The gang realised the police were using a "dragnet tactic", and with help from the public, would probably discover the farm much sooner than had been originally anticipated. As a result, the plan for leaving the farm was brought forward to Friday from Sunday (the crime was committed on Thursday). The vehicles they had driven to the farm could no longer be used because they had been seen by the train staff. Brian Field came to the farm on Thursday to pick up his share of the loot and to take Roy James to London to find an extra vehicle. Bruce Reynolds and John Daly picked up cars, one for Jimmy White and the other for Reynolds, Daly, Biggs and the replacement train driver. Field, his wife Karin and his associate "Mark" brought the vans and drove the remainder of the gang to the Fields's home to recover.

Field had arranged with "Mark" to carry out a comprehensive clean-up and set fire to the farm after the robbers had left, even though the robbers had already spent much time wiping the place down to be free of prints. According to Buster Edwards, he 'nicked' £10,000 in ten-shilling notes to help pay "Mark's" drink. However, on Monday, when Charlie Wilson rang Brian Field to check whether the farm had been cleaned, he did not believe Field's assurances. He called a meeting with Edwards, Reynolds, Daly and James and they agreed that they needed to be sure.
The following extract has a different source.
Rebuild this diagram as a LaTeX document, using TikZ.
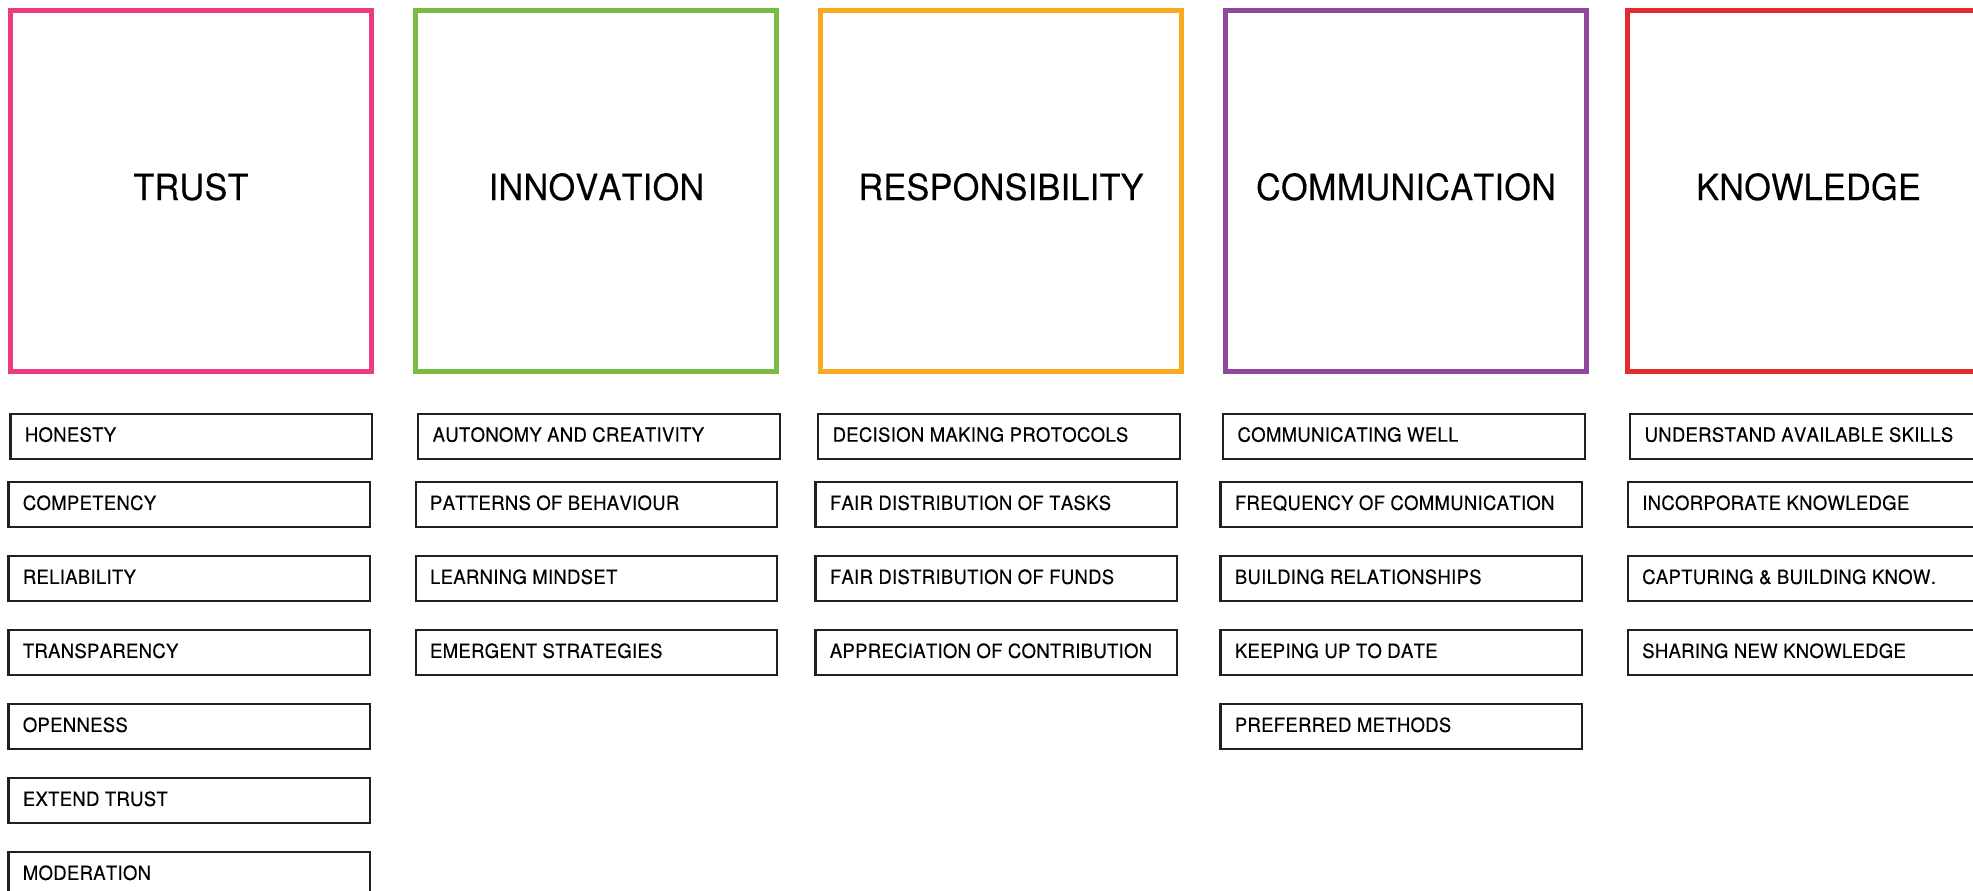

They called Field to a meeting on Tuesday, where he was forced to admit that he had failed to "torch" the farm. In the IVS 2012 documentary film The Great Train Robbery, Nick Reynolds (son of Bruce Reynolds) said "...the guy who was paid to basically go back to the farm and burn it down did a runner."[10] Wilson would have killed Field there and then but was restrained by the others. By the time they were ready to go back to the farm, however, they learned that police had found the hide-out.

The money

There is some uncertainty regarding the exact cash total stolen from the train. £2,631,684 is a figure quoted in the press, although the police investigation states the theft as £2,595,997 10s, in 636 packages, contained in 120 mailbags—the bulk of the haul in £1 and £5 notes (both the older white note and the newer blue note, which was half its size). There were also ten-shilling notes and Irish and Scottish money. Because a 30-minute time limit had been set by Reynolds, eight out of 128 bags were not stolen and were left behind. Statistically, this could have amounted to £131,000 or 4.7% of the total.[11] It is alleged that the total weight of the bags removed was 2.5 long tons (2.5 t), according to former Buckinghamshire police officer John Woolley.[10]

Famously, the gang had used the money in a game of Monopoly while holed up at a farm house.[12]

Raising the alarm

The robbers had cut all the telephone lines in the vicinity, but one of the rail-men left on the train at Sears Crossing caught a passing goods train to Cheddington, where he raised the alarm at around 04:20. The first reports of the robbery were broadcast on the VHF police radio within a few minutes and this is where the gang heard the line "A robbery has been committed and you'll never believe it – they've stolen the train!"